Tuesday, 26 February 2013

Prisoner Y

X Marks The Spot

The latest revelations tell us in great detail the story behind the saga that is now known as Israel’s handling of the case of Prisoner X. For that elaborate story, feel free to go here, here and here. Try the second link if you can only be bothered with the executive summary. I have to warn you, though, that all these linked sources are in Hebrew; you can use Google Translate to stick their URL in and read the story in your preferred language.
Assuming you went through the links and read the story, let me ask you this: do you think Prisoner X was a traitor? Do you think he deserved death? Do you think he deserved imprisonment under unprecedented conditions, his identity totally hidden from the press and the public? Would you say he deserved the full weight of the Israeli judicial system on his face? My answer to all of the above would be “no”; in fact, given the information in the links I would say Zygier is innocent by my book. Don’t know if I would have liked to make friends with him, but see him end up the way he did? Never.

With that in mind, pay attention to the judge conducting the investigation into Zygier’s death. Despite looking into the matter for a year and a half (!), she never bothered visiting the actual prison cell where the death took place (read here). Exemplary.
There’s another point raised in that last link: Israel is yet to deny the existence of additional Prisoner Xs. One wonders how long it would take before we learn of Prisoner Y? Or Z? And for that matter, how would we label them once we run out of letters?
Let us hope you are not to find yourself labelled Z1.

4/3/13 update: It was interesting to read today of a similar case to Prisoner X, the case of Bradley Manning (see here). Indeed, the similarities are striking; it seems obvious that both Manning and Zygier are victims to some major organizations trying to keep the public oblivious of their wrongdoings through silencing anyone who would dare speaking.


Image by Mr. Ducke, Creative Commons license

2 comments:

wile.e.coyote said...

If you base your information on the data that is published by a person that goggling his same shows only negative feedback (on the quality of his trues, not on him as a person) then I'm sure you are right based on the data you have in hand.
However if you base your data on the official information, you can't know anything.

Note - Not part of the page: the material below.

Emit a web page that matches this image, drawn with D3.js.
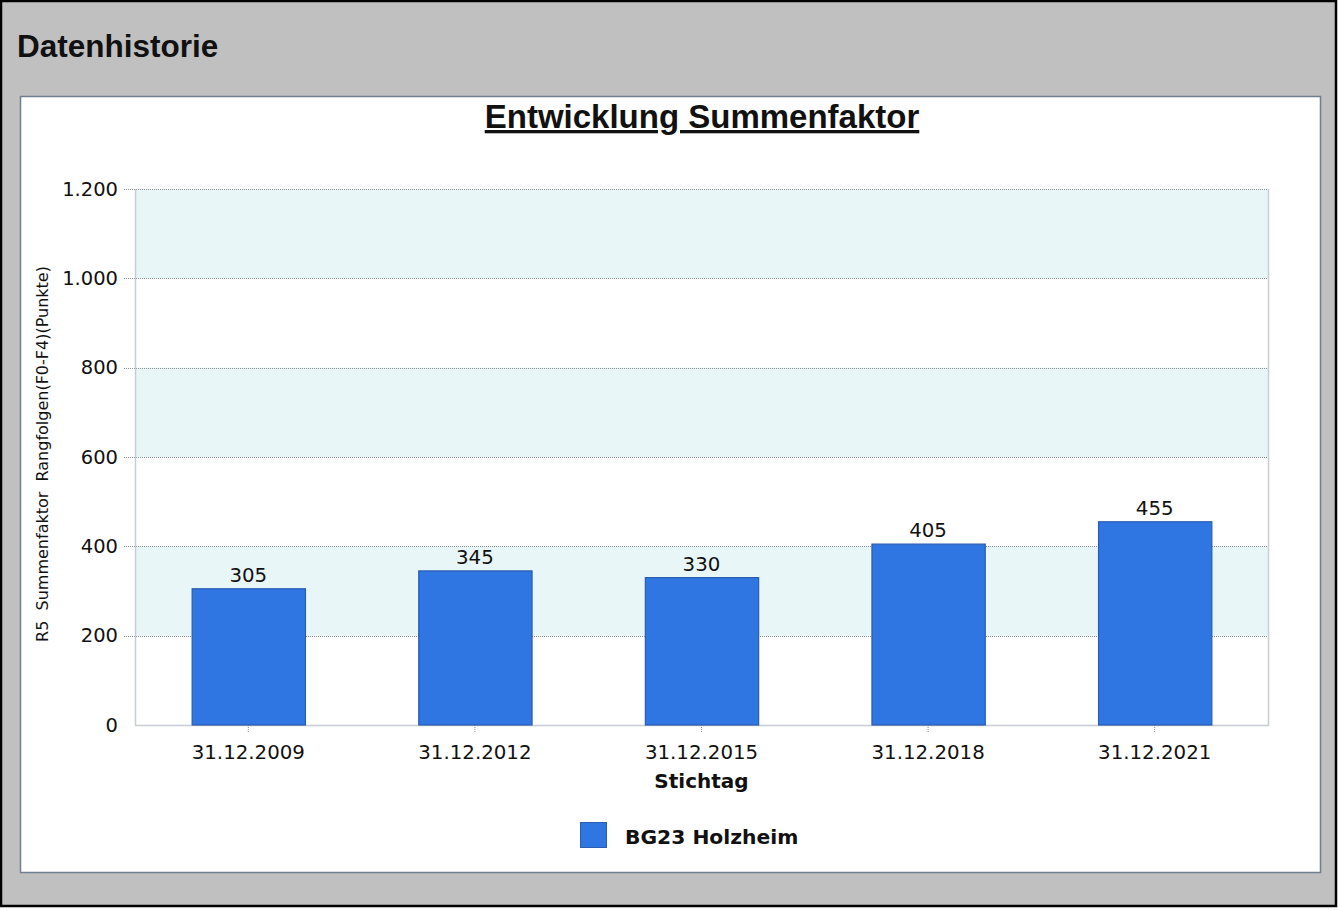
<!DOCTYPE html>
<html>
<head>
<meta charset="utf-8">
<script src="https://cdn.jsdelivr.net/npm/d3@7"></script>
<style>
  body { margin: 0; background: #fff; }
  svg { display: block; }
</style>
</head>
<body>
<div id="chart"></div>
<script>
// data
var dates = ["31.12.2009", "31.12.2012", "31.12.2015", "31.12.2018", "31.12.2021"];
var values = [305, 345, 330, 405, 455];
var yTicks = [0, 200, 400, 600, 800, 1000, 1200];
var bands = [[200, 400], [600, 800], [1000, 1200]];
var seriesName = "BG23 Holzheim";

var W = 1338, H = 910;
var margin = {top: 189, right: 70, bottom: 185, left: 135},
    width = 1268 - margin.left,
    height = 725 - margin.top;

var svg = d3.select("#chart")
    .append("svg")
    .attr("width", W)
    .attr("height", H);

// outer frame
svg.append("rect")
    .attr("x", 1).attr("y", 1)
    .attr("width", 1335).attr("height", 905)
    .attr("fill", "#c0c0c0")
    .attr("stroke", "#000")
    .attr("stroke-width", 2.5);

svg.append("text")
    .attr("x", 17).attr("y", 57)
    .attr("font-family", "Liberation Sans, Arial, sans-serif")
    .attr("font-weight", "bold")
    .attr("font-size", "31.5px")
    .attr("fill", "#111")
    .text("Datenhistorie");

// white panel
svg.append("rect")
    .attr("x", 20.5).attr("y", 96.5)
    .attr("width", 1300).attr("height", 776)
    .attr("fill", "#fff")
    .attr("stroke", "#6f7f8e")
    .attr("stroke-width", 1.5);

svg.append("text")
    .attr("x", 702).attr("y", 128)
    .attr("text-anchor", "middle")
    .attr("font-family", "Liberation Sans, Arial, sans-serif")
    .attr("font-weight", "bold")
    .attr("font-size", "33px")
    .attr("text-decoration", "underline")
    .attr("fill", "#111")
    .text("Entwicklung Summenfaktor");

var g = svg.append("g")
    .attr("transform", "translate(" + margin.left + "," + margin.top + ")");

var x = d3.scaleBand()
    .domain(dates)
    .range([0, width])
    .paddingInner(0.5)
    .paddingOuter(0.25);

var y = d3.scaleLinear()
    .domain([0, 1200])
    .range([height, 0]);

// bands
g.selectAll(".band")
    .data(bands)
    .enter().append("rect")
    .attr("x", 0)
    .attr("y", function(d) { return y(d[1]); })
    .attr("width", width)
    .attr("height", function(d) { return y(d[0]) - y(d[1]); })
    .attr("fill", "#e8f6f8");

// grid lines, extended left as ticks
g.selectAll(".grid")
    .data(yTicks.filter(function(d) { return d > 0; }))
    .enter().append("line")
    .attr("x1", -11).attr("x2", width)
    .attr("y1", function(d) { return Math.round(y(d)) + 0.5; })
    .attr("y2", function(d) { return Math.round(y(d)) + 0.5; })
    .attr("stroke", "#8a8f96")
    .attr("stroke-width", 1)
    .attr("stroke-dasharray", "1,1");

// plot frame: left, right, bottom
g.append("path")
    .attr("d", "M0.5,0V" + (height + 0.5) + "H" + (width + 0.5) + "V0")
    .attr("fill", "none")
    .attr("stroke", "#c8ccd4")
    .attr("stroke-width", 1.5);

// y tick labels
var yAxis = g.append("g")
    .call(d3.axisLeft(y).tickValues(yTicks).tickSize(0).tickPadding(17)
        .tickFormat(function(d) { return d3.format(",")(d).replace(",", "."); }));
yAxis.select(".domain").remove();
yAxis.selectAll("text")
    .attr("font-family", "DejaVu Sans, Verdana, sans-serif")
    .attr("font-size", "19.5px")
    .attr("fill", "#111");

// x axis
var xAxis = g.append("g")
    .attr("transform", "translate(0," + height + ")")
    .call(d3.axisBottom(x).tickSize(8).tickPadding(12));
xAxis.select(".domain").remove();
xAxis.selectAll("line")
    .attr("stroke", "#8a8f96")
    .attr("stroke-dasharray", "1,1");
xAxis.selectAll("text")
    .attr("font-family", "DejaVu Sans, Verdana, sans-serif")
    .attr("font-size", "19.8px")
    .attr("fill", "#111");

// bars
g.selectAll(".bar")
    .data(values)
    .enter().append("rect")
    .attr("x", function(d, i) { return x(dates[i]) + 0.5; })
    .attr("y", function(d) { return y(d); })
    .attr("width", x.bandwidth())
    .attr("height", function(d) { return height - y(d); })
    .attr("fill", "#2f76e3")
    .attr("stroke", "#2a5cb0")
    .attr("stroke-width", 1.2);

g.selectAll(".val")
    .data(values)
    .enter().append("text")
    .attr("x", function(d, i) { return x(dates[i]) + x.bandwidth() / 2; })
    .attr("y", function(d) { return y(d) - 7; })
    .attr("text-anchor", "middle")
    .attr("font-family", "DejaVu Sans, Verdana, sans-serif")
    .attr("font-size", "19.8px")
    .attr("fill", "#111")
    .text(function(d) { return d; });

// axis titles
g.append("text")
    .attr("x", width / 2)
    .attr("y", height + 63)
    .attr("text-anchor", "middle")
    .attr("font-family", "DejaVu Sans, Verdana, sans-serif")
    .attr("font-weight", "bold")
    .attr("font-size", "20px")
    .attr("fill", "#111")
    .text("Stichtag");

g.append("text")
    .attr("transform", "translate(-87," + (height / 2 - 3) + ") rotate(-90)")
    .attr("text-anchor", "middle")
    .attr("font-family", "DejaVu Sans, Verdana, sans-serif")
    .attr("font-size", "16px")
    .attr("fill", "#111")
    .attr("xml:space", "preserve")
    .text("R5  Summenfaktor  Rangfolgen(F0-F4)(Punkte)");

// legend
var legend = svg.append("g").attr("transform", "translate(580,822)");
legend.append("rect")
    .attr("x", 0.5).attr("y", 0.5)
    .attr("width", 26).attr("height", 25)
    .attr("fill", "#2f76e3")
    .attr("stroke", "#2a5cb0");
legend.append("text")
    .attr("x", 45).attr("y", 22)
    .attr("font-family", "DejaVu Sans, Verdana, sans-serif")
    .attr("font-weight", "bold")
    .attr("font-size", "20.3px")
    .attr("fill", "#111")
    .text(seriesName);
</script>
</body>
</html>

One of the option that are being discussed was that he (not Yehuda) was sharing information with additional agencies (not the Aussie one), based on my view of life, a person that share such data which can harm a secret operation that its objective is to stop nuclear attack on me should be behind bars.

If publishing his picture to the public will show the enemy that the person they worked with is the enemy and therefore they will throw the fault equipment, it is enough to hide his identity.

If I understand your view, then it is more important to share his identity over the option to delay a nuclear attack on me, well hope you will not feel that once the Tasmanian devils will throw their numclear ACME bombs on Melbourne.

Moshe Reuveni said...

I don't think there's much risk of us reaching agreement over this matter, but for what it's worth:

Source credibility:
I agree it is important. However, I do not think that credibility is earned via positive feedback. Check out Julian Assange: there's negative feedback about him throughout, yet no one is disputing that his leaks were correct.
Moving on, I totally disagree about the value of "official information". You'd have to be totally naive to only accept "official information" and to take it as the holy word of god. Case in point, again, is the whole matter of Wikileaks: say, how the USA was trying to hide one of its attack helicopters committing murder. Moving back to Israel, if you listen to Dover Tsahal you might get the impression the West Bank is one big honeymoon suite. Well, call me a cynic.
In this day and age, with Twitter and all, everyone is a viable news source if they can prove themselves to be so. This particular source that I linked to was pointed out to me by Haaretz, which - I am sure you would agree - is a generally reliable source.
Besides, your "official sources" are keeping to their silence. What do they have to hide?

Definition of treason:
You seem to have a very black & white view of the world. Allow me to ask you this -
Should we attack the USA? After all, the Obama administration is preventing Israel from attacking Iran, thus allowing them to drop an atomic bomb on your head. Surely you cannot tolerate that? How can you sleep at night with this Obama on the loose?
Re Zygier sharing information with other spy agencies: doesn't the Mossad do that on a regular basis anyway?
I accept there is a lot here that we do not know. What I was trying to say is that this person is innocent, first and foremost by the fact he was never convicted. Second, even if there was something going on, there is no evidence of that something being as horrible as to merit the person's very existence from being wiped out. In my view, nothing is worthy of such punishment; quite the opposite, the bigger the crime the more exposed it should be.

I will conclude by stating it does not seem to me as if Zygier did any horrible crime. His family getting paid certainly supports that assessment of the situation. It therefore seems to me like the whole handling of his case was more about saving face than sorting out a major traitor.